6. You don’t have to befriend everyone

Sometimes, people just dislike someone for no apparent reason. I’m sure most people know I’m talking about. You cannot explain it but you just can’t seem to get along. No matter how kind, funny or generous this person is, I don’t feel like being close to him or her.

The same goes the other way. I’ve met people I would love to be friends with, but it never really worked out. It’s possible that the person found something repulsive about me. Or it could be that she couldn’t explain it herself.

Whatever it is, if you find yourself in this situation, do not take it personally. Not everyone is made to be friends. Sometimes it’s just nothing. Let it be and don’t force it. There are so many other people out there waiting to be great friends with you. All you have to do is keep working on yourself to be a better person every day. It’s difficult to go wrong when you think this way.

 

7. You must bring something to be table

In order to have good friends, you must have something to give. Do not look at friends as people who can solve your problems. You should view friends as a multi-faceted mirror of yourself. Every single thing you value or tolerate in your friendships reflects something within yourself.

If you dislike your friends, it’s not as easy as getting rid of them and getting better ones. You need to put in the work to find out how you managed to be stuck with this lot in the first place. Remember, everything starts with you. If you got yourself into a situation you dislike, you also have the ability to pull yourself out of it.

Once you’re free of the clutches of bad friendships, look at people you want to be friends with and try to cultivate the qualities that they have. The thing is, you don’t have to be perfect at it. You just need to exhibit a genuine need for self-betterment.

I believe that people are generally quite generous and obliging to requests for help, provided they believe you really want to help yourself.

I remember being approached by an old friend who asked for some advice on how to manage his money. I spoke to him for close to an hour, discussing the pros and cons of one strategy over the other, talking about will power and goals and delayed gratification. He sounded pretty serious about it all, but at the end of it, he said, “Sounds nice, but I’m thinking of buying this new iPhone.”

I ended the conversation with, “Do whatever you want.”

For him to say that meant that he wasn’t listening to a word I said. He was probably looking for an easy way to shift some money here and there and get a loan to buy whatever the hell he wanted. I was angry with him, then I was angry with myself for wasting one hour on an idiot.

The next time someone asks for my help in any area, I will wait for them to display a certain level of earnestness before I even lift a finger. I have my ‘friend’ to thank for that.

I digress.

Friendships are like mirrors to your personality and what you value in life. Your interaction with them tells you more about yourself than about them. When I look at one group of my friends, I see people who are kind, sensible, loyal, intelligent , trustworthy with close to zero propensity for drama. I like to think that their friendships with me suggest that I am that kind of person too.

When we spend time together, we are not concerned with impressing one another. We don’t always talk about intelligent things but in their presence, I feel safe and happy and most of all, grateful to have them as friends.

 

Conclusion

Nothing can knock the wind out of you quite like an emotional blow. Physical injuries will heal with time, but when it comes to matters of the heart, some people never manage to crawl out of it.

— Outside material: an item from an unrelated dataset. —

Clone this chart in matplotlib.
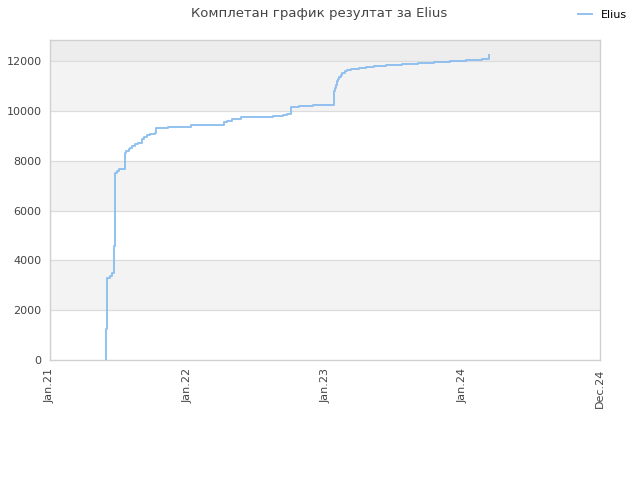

Some people think it’s wrong to be choosy about friends.

I think it is a matter of absolute necessity. Friends who enter your inner circle have access to your heart. And contrary to popular belief, the heart is not a spacious place. Only let the most sensible friends the privilege of gaining access into your heart.

They will be the ones who run to you when you need help and vice versa. They are the ones who grow better with you and they are the ones you can afford to listen to seriously and expend emotional energy on.

The rest can stay outside and be normal friends.